For those of you debating between this and comparable models (Aspire S3, Samsung Series 5, Asus Vivobook 202), get this computer. The difference between the i3 and i5 processors is night and day. You can easily run Photoshop, play games, multitask, whatever. 4gb is more than enough RAM to do whatever you need to do. My original plan was to wipe the drives and reinstall Win7 to the SSD to improve boot time. No need. Ten minutes in Add/Remove Programs and I'd removed 99% of Lenovo's bloatware (which comprised McAfee and some video players and other nonsense, nothing even close to what HP will jam down your throat). Boot time is seconds, instant sleep and two-second awake. Speakers are awesome, comparable to a MBP. Screen brightness is perfect. I get a full 5 hours browsing the Internet and watching videos. Charging brick is tiny. Best of all, it's a damn sexy computer. No optical drive, no VGA or eSata ports, just USB, HDMI, headphone, and SD reader. The only thing that detracts from the design is the [plastic] bezel around the screen. But for $500, you'll deal with it.

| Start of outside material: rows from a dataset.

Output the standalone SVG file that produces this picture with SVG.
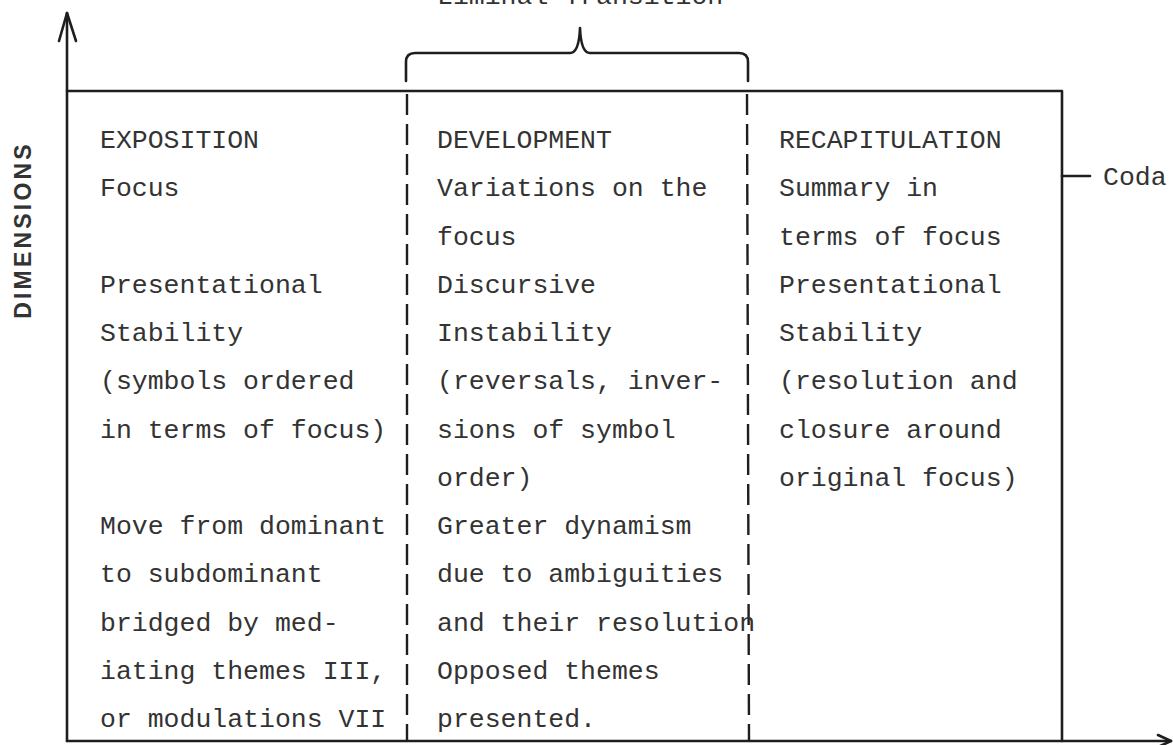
<svg xmlns="http://www.w3.org/2000/svg" width="1173" height="745" viewBox="0 0 1173 745">
<style>
.t{font-family:"Liberation Mono","Courier New",monospace;font-size:26.5px;fill:#333}
.ln{fill:none;stroke:#1e1e1e;stroke-width:2.6;stroke-linecap:round;stroke-linejoin:round}
.dash{fill:none;stroke:#1e1e1e;stroke-width:2.4;stroke-dasharray:21 9}
.lbl{font-family:"Liberation Sans",Arial,sans-serif;font-weight:bold;font-size:23px;fill:#333;letter-spacing:3.2px}
</style>
<rect width="1173" height="745" fill="#fff"/>
<g id="connectors">
<path class="ln" d="M67,741 L67,13"/>
<path class="ln" d="M59,41 L67,13 L76,41"/>
<path class="ln" d="M67,741 L1171,741"/>
<path class="ln" d="M1158,735 L1171,741 L1158,747"/>
<path class="ln" d="M67,91 L1062,91 L1062,741"/>
<path class="ln" d="M1062,176 L1090,176"/>
<path class="dash" d="M407,94 L407,741"/>
<path class="dash" d="M747,94 L749,741"/>
<path class="ln" d="M406,81 L406,62 Q406,53 415,53 L570,53 Q579,53 580,28 Q581,53 590,53 L739,53 Q748,53 748,62 L748,81"/>
</g>
<g id="liminal"><text class="t" x="437" y="4">Liminal Transition</text></g>
<g id="dimensions"><text class="lbl" transform="translate(31,230) rotate(-90)" text-anchor="middle">DIMENSIONS</text></g>
<g id="coda"><text class="t" x="1103" y="185">Coda</text></g>
<g id="exposition" class="t">
<text x="100" y="148">EXPOSITION</text>
<text x="100" y="196.25">Focus</text>
<text x="100" y="292.75">Presentational</text>
<text x="100" y="341">Stability</text>
<text x="100" y="389.25">(symbols ordered</text>
<text x="100" y="437.5">in terms of focus)</text>
<text x="100" y="534">Move from dominant</text>
<text x="100" y="582.25">to subdominant</text>
<text x="100" y="630.5">bridged by med-</text>
<text x="100" y="678.75">iating themes III,</text>
<text x="100" y="727">or modulations VII</text>
</g>
<g id="development" class="t">
<text x="437" y="148">DEVELOPMENT</text>
<text x="437" y="196.25">Variations on the</text>
<text x="437" y="244.5">focus</text>
<text x="437" y="292.75">Discursive</text>
<text x="437" y="341">Instability</text>
<text x="437" y="389.25">(reversals, inver-</text>
<text x="437" y="437.5">sions of symbol</text>
<text x="437" y="485.75">order)</text>
<text x="437" y="534">Greater dynamism</text>
<text x="437" y="582.25">due to ambiguities</text>
<text x="437" y="630.5">and their resolution</text>
<text x="437" y="678.75">Opposed themes</text>
<text x="437" y="727">presented.</text>
</g>
<g id="recapitulation" class="t">
<text x="779" y="148">RECAPITULATION</text>
<text x="779" y="196.25">Summary in</text>
<text x="779" y="244.5">terms of focus</text>
<text x="779" y="292.75">Presentational</text>
<text x="779" y="341">Stability</text>
<text x="779" y="389.25">(resolution and</text>
<text x="779" y="437.5">closure around</text>
<text x="779" y="485.75">original focus)</text>
</g>
</svg>
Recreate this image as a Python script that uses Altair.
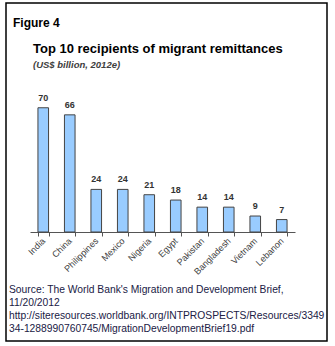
import altair as alt
import pandas as pd

countries = ["India", "China", "Philippines", "Mexico", "Nigeria", "Egypt",
             "Pakistan", "Bangladesh", "Vietnam", "Lebanon"]
values = [70, 66, 24, 24, 21, 18, 14, 14, 9, 7]

fig_label = "Figure 4"
title_text = "Top 10 recipients of migrant remittances"
subtitle_text = "(US$ billion, 2012e)"
source_lines = [
    "Source: The World Bank's Migration and Development Brief,",
    "11/20/2012",
    "http://siteresources.worldbank.org/INTPROSPECTS/Resources/3349",
    "34-1288990760745/MigrationDevelopmentBrief19.pdf",
]

df = pd.DataFrame({"country": countries, "value": values})

PL, PT = 30, 90
W, H = 265, 142

x_enc = alt.X("country:N", sort=countries,
              scale=alt.Scale(paddingInner=0.6, paddingOuter=0.3),
              axis=alt.Axis(title=None, labelAngle=-45, labelFontSize=9,
                            labelFont="Liberation Sans", labelColor="#404040",
                            domainColor="#555555", tickColor="#555555",
                            tickSize=4, tickBand="extent", labelPadding=3,
                            labelAlign="right", labelBaseline="middle"))
y_enc = alt.Y("value:Q", scale=alt.Scale(domain=[0, 72.5]), axis=None)

base = alt.Chart(df)
bars = base.mark_bar(color="#99CCFF", stroke="#444444", strokeWidth=1).encode(x=x_enc, y=y_enc)
labels = base.mark_text(dy=-10, fontSize=9, fontWeight="bold", font="Liberation Sans",
                        color="#333333").encode(x=alt.X("country:N", sort=countries), y="value:Q",
                                                text="value:Q")

def txt(text, x, y, **kw):
    return alt.Chart(df.head(1)).mark_text(align="left", baseline="alphabetic",
                                           font="Liberation Sans", **kw).encode(
        x=alt.value(x), y=alt.value(y), text=alt.value(text))

fig = txt(fig_label, 13 - PL, 27 - PT, fontSize=12, fontWeight="bold", color="#000000")
title = txt(title_text, 33 - PL, 53 - PT, fontSize=13, fontWeight="bold", color="#000000")
sub = txt(subtitle_text, 33 - PL, 68 - PT, fontSize=9.5, fontStyle="italic",
          fontWeight="bold", color="#404040")
source = alt.Chart(df.head(1)).mark_text(align="left", baseline="alphabetic",
                                         font="Liberation Sans", fontSize=10.3,
                                         color="#202045", lineBreak="\n",
                                         lineHeight=13).encode(
    x=alt.value(9 - PL), y=alt.value(293 - PT), text=alt.value("\n".join(source_lines)))

border = alt.Chart(df.head(1)).mark_rect(fill=None, stroke="#000000", strokeWidth=1.5).encode(
    x=alt.value(6 - PL), x2=alt.value(327 - PL), y=alt.value(3 - PT), y2=alt.value(341 - PT))

chart = alt.layer(border, bars, labels, fig, title, sub, source).properties(
    width=W, height=H,
    autosize=alt.AutoSizeParams(type="none"),
    padding={"left": PL, "top": PT, "right": 335 - PL - W, "bottom": 346 - PT - H},
    background="white",
).configure_view(stroke=None)

chart.save("out.html", embed_options={"renderer": "svg", "actions": False})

The only actual Con I will list is that the trackpad can be hinky sometimes. Especially when scrolling down a webpage (two fingers swipe), it will start reducing font size. A quick couple Ctrl+ fixes it, but that can be annoying. Not worth a complaint, but something to be aware of. Oh, and there is no shell/case available (like the Speck shell for MBP). Otherwise, this is easily the best computer I've seen all year. For $500, get it and don't look back. Five stars.
on October 5, 2013
Wifi does not work ... period. What else is there to say? Lenovo should reimburse all purchasers of this flawed product.